The prime minister’s declaration, therefore, is not merely a statement of military intent but a roadmap for a new economic reality. It signals a shift from cyclical conflict management to a structural embrace of enduring geopolitical risk, with profound implications for national finances, investor confidence, and the daily lives of citizens. Navigating this landscape will require astute fiscal management, adaptive economic policies, and a clear communication strategy to maintain investor trust.

Market Impact:

The financial markets are already pricing in a degree of this heightened risk, but the “open-ended” nature suggests a long-term recalibration. The Israeli Shekel (ILS) could face sustained depreciation pressure against major currencies like the USD, reflecting heightened geopolitical risk and potential capital outflows. While the Bank of Israel has tools to intervene, a long-term ‘open-ended’ outlook tests the limits of such interventions.
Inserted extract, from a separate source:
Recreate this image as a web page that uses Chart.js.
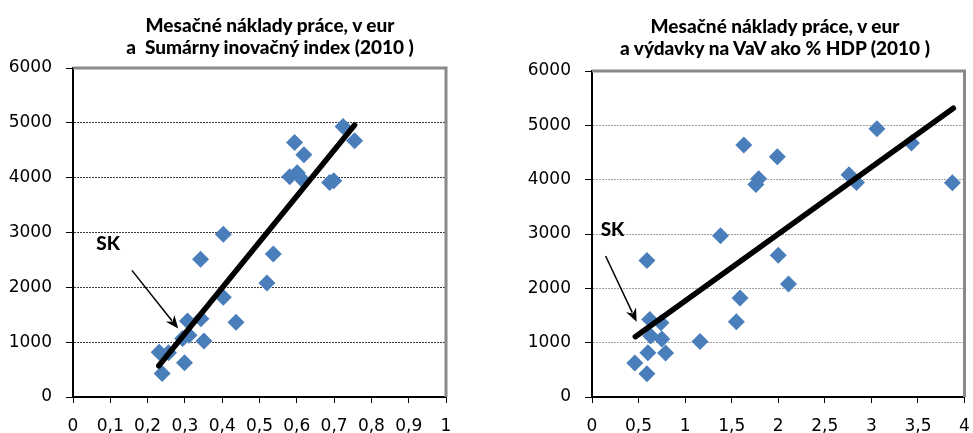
<!DOCTYPE html>
<html>
<head>
<meta charset="utf-8">
<script src="https://cdn.jsdelivr.net/npm/chart.js@4.4.1/dist/chart.umd.min.js"></script>
<style>
  body { margin: 0; background: #fff; }
  #wrap { position: relative; width: 973px; height: 433px; overflow: hidden; }
  .box { position: absolute; top: 0; height: 433px; }
  .ttl { position: absolute; width: 440px; font-family: Lato, sans-serif; font-weight: 900;
         font-size: 19px; line-height: 22px; text-align: center; white-space: pre; color: #000; }
</style>
</head>
<body>
<div id="wrap">
  <div class="box" style="left:0;width:487px"><canvas id="innovChart"></canvas></div>
  <div class="box" style="left:487px;width:486px"><canvas id="rdChart"></canvas></div>
  <div class="ttl" style="left:50px;top:14px">Mesačné náklady práce, v eur
a  Sumárny inovačný index (2010 )</div>
  <div class="ttl" style="left:555px;top:15px">Mesačné náklady práce, v eur
a výdavky na VaV ako % HDP (2010 )</div>
</div>
<script>
// mesačné náklady práce (eur) - rovnaké krajiny v oboch grafoch
var laborCost = [4935, 4675, 4640, 4420, 4090, 4015, 3950, 3945, 3910, 2970, 2610, 2510,
                 2080, 1820, 1425, 1385, 1365, 1125, 1068, 1020, 815, 808, 625, 427];
// sumárny inovačný index
var innovIndex = [0.724, 0.755, 0.594, 0.619, 0.601, 0.581, 0.617, 0.699, 0.688, 0.403, 0.537, 0.342,
                  0.520, 0.403, 0.343, 0.307, 0.437, 0.311, 0.294, 0.351, 0.231, 0.256, 0.299, 0.239];
// výdavky na VaV ako % HDP
var rdShare = [3.06, 3.43, 1.63, 1.99, 2.76, 1.79, 2.84, 3.87, 1.76, 1.38, 2.00, 0.59,
               2.11, 1.59, 0.62, 1.55, 0.74, 0.63, 0.75, 1.16, 0.60, 0.79, 0.46, 0.59];

// trend (koncové body čiary)
var innovTrendX = [0.23, 0.755];
var innovTrendY = [570, 4960];
var rdTrendX = [0.465, 3.88];
var rdTrendY = [1110, 5314];

// poloha popisu SK: [text x, text y], šípka [x1, y1, x2, y2]
var innovSkText = [0.094, 2800];
var innovSkArrow = [0.158, 2309, 0.282, 1249];
var rdSkText = [0.22, 3074];
var rdSkArrow = [0.146, 2595, 0.479, 1386];

var tickFont = { family: 'DejaVu Sans', size: 17 };

// horný a pravý okraj
var framePlugin = {
  id: 'frame',
  beforeDatasetsDraw: function (chart) {
    var a = chart.chartArea, ctx = chart.ctx;
    ctx.save();
    ctx.strokeStyle = '#8a8a8a';
    ctx.lineWidth = 3;
    ctx.beginPath();
    ctx.moveTo(a.left, a.top);
    ctx.lineTo(a.right, a.top);
    ctx.lineTo(a.right, a.bottom);
    ctx.stroke();
    ctx.restore();
  }
};

// popis SK so šípkou
var skPlugin = {
  id: 'skNote',
  afterDatasetsDraw: function (chart, args, o) {
    var ctx = chart.ctx, sx = chart.scales.x, sy = chart.scales.y;
    var tx = sx.getPixelForValue(o.text[0]), ty = sy.getPixelForValue(o.text[1]);
    var x1 = sx.getPixelForValue(o.arrow[0]), y1 = sy.getPixelForValue(o.arrow[1]);
    var x2 = sx.getPixelForValue(o.arrow[2]), y2 = sy.getPixelForValue(o.arrow[3]);
    ctx.save();
    ctx.fillStyle = '#000';
    ctx.font = '900 19px Lato';
    ctx.textAlign = 'center';
    ctx.textBaseline = 'middle';
    ctx.fillText('SK', tx, ty);
    var ang = Math.atan2(y2 - y1, x2 - x1);
    var hl = 13, hw = 5.5;
    var bx = x2 - Math.cos(ang) * hl, by = y2 - Math.sin(ang) * hl;
    ctx.strokeStyle = '#000';
    ctx.lineWidth = 1.5;
    ctx.beginPath();
    ctx.moveTo(x1, y1);
    ctx.lineTo(bx + Math.cos(ang) * 3, by + Math.sin(ang) * 3);
    ctx.stroke();
    ctx.beginPath();
    ctx.moveTo(x2, y2);
    ctx.lineTo(bx - Math.sin(ang) * hw, by + Math.cos(ang) * hw);
    ctx.lineTo(bx + Math.cos(ang) * 4, by + Math.sin(ang) * 4);
    ctx.lineTo(bx + Math.sin(ang) * hw, by - Math.cos(ang) * hw);
    ctx.closePath();
    ctx.fill();
    ctx.restore();
  }
};

function fmt(v) {
  return String(Math.round(v * 10) / 10).replace('.', ',');
}

function make_chart(id, xs, trendX, trendY, cfg) {
  var ctx = document.getElementById(id).getContext('2d');
  var points = xs.map(function (x, i) { return { x: x, y: laborCost[i] }; });
  var trend = trendX.map(function (x, i) { return { x: x, y: trendY[i] }; });
  return new Chart(ctx, {
    type: 'scatter',
    data: {
      datasets: [{
        data: trend,
        type: 'line',
        borderColor: '#000',
        borderWidth: 5.5,
        borderCapStyle: 'round',
        pointRadius: 0,
        fill: false,
        order: 1
      }, {
        data: points,
        pointStyle: 'rectRot',
        pointRadius: 8.5,
        backgroundColor: '#4A7EBB',
        borderColor: '#4A7EBB',
        borderWidth: 0,
        order: 2
      }]
    },
    options: {
      responsive: true,
      maintainAspectRatio: false,
      animation: false,
      layout: { padding: cfg.padding },
      plugins: {
        legend: { display: false },
        tooltip: { enabled: false },
        skNote: { text: cfg.skText, arrow: cfg.skArrow }
      },
      scales: {
        x: {
          type: 'linear',
          min: 0,
          max: cfg.xMax,
          afterFit: function (s) { s.height = 36; s.paddingLeft = 0; s.paddingRight = 0; },
          ticks: {
            stepSize: cfg.xStep,
            autoSkip: false,
            maxRotation: 0,
            padding: 13,
            color: '#000',
            font: tickFont,
            callback: fmt
          },
          grid: { drawOnChartArea: false, tickLength: 6, tickColor: '#000', tickWidth: 1 },
          border: { color: '#000', width: 2 }
        },
        y: {
          min: 0,
          max: 6000,
          afterFit: function (s) { s.width = cfg.yWidth; },
          ticks: {
            stepSize: 1000, padding: 14, color: '#000', font: tickFont,
            callback: function (v) { return String(v); }
          },
          grid: {
            color: function (c) { return c.tick && c.tick.value === 6000 ? 'rgba(0,0,0,0)' : cfg.gridColor; },
            lineWidth: 1,
            tickLength: 7,
            tickColor: '#000',
            tickWidth: 1
          },
          border: { color: '#000', width: 2, dash: [2, 1] }
        }
      }
    },
    plugins: [framePlugin, skPlugin]
  });
}

make_chart('innovChart', innovIndex, innovTrendX, innovTrendY, {
  xMax: 1, xStep: 0.1, yWidth: 73, gridColor: '#3a3a3a',
  padding: { top: 68, right: 41, left: 0, bottom: 0 },
  skText: innovSkText, skArrow: innovSkArrow
});
make_chart('rdChart', rdShare, rdTrendX, rdTrendY, {
  xMax: 4, xStep: 0.5, yWidth: 105, gridColor: '#a0a0a0',
  padding: { top: 71, right: 5, left: 0, bottom: 0 },
  skText: rdSkText, skArrow: rdSkArrow
});
</script>
</body>
</html>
On the Tel Aviv Stock Exchange (TASE), continued volatility is expected. While defense and tech sectors with military applications could see targeted gains, broader indices, particularly those weighted towards consumer discretionaries, tourism, and real estate, are likely to underperform. International investors may continue to reduce exposure, leading to downward pressure on valuations. Israeli sovereign bonds could see yields rise as the market prices in increased fiscal risk and higher borrowing requirements. The spread over benchmarks like U.S. Treasuries may widen, indicating a higher perceived risk premium. Lastly, global oil and gas prices are highly sensitive to Middle East tensions. A persistent ‘open-ended’ conflict posture from a key regional player like Israel maintains an elevated risk premium in energy markets, potentially keeping crude benchmarks like Brent above pre-conflict levels and subject to sharp spikes on any perceived escalation from the region.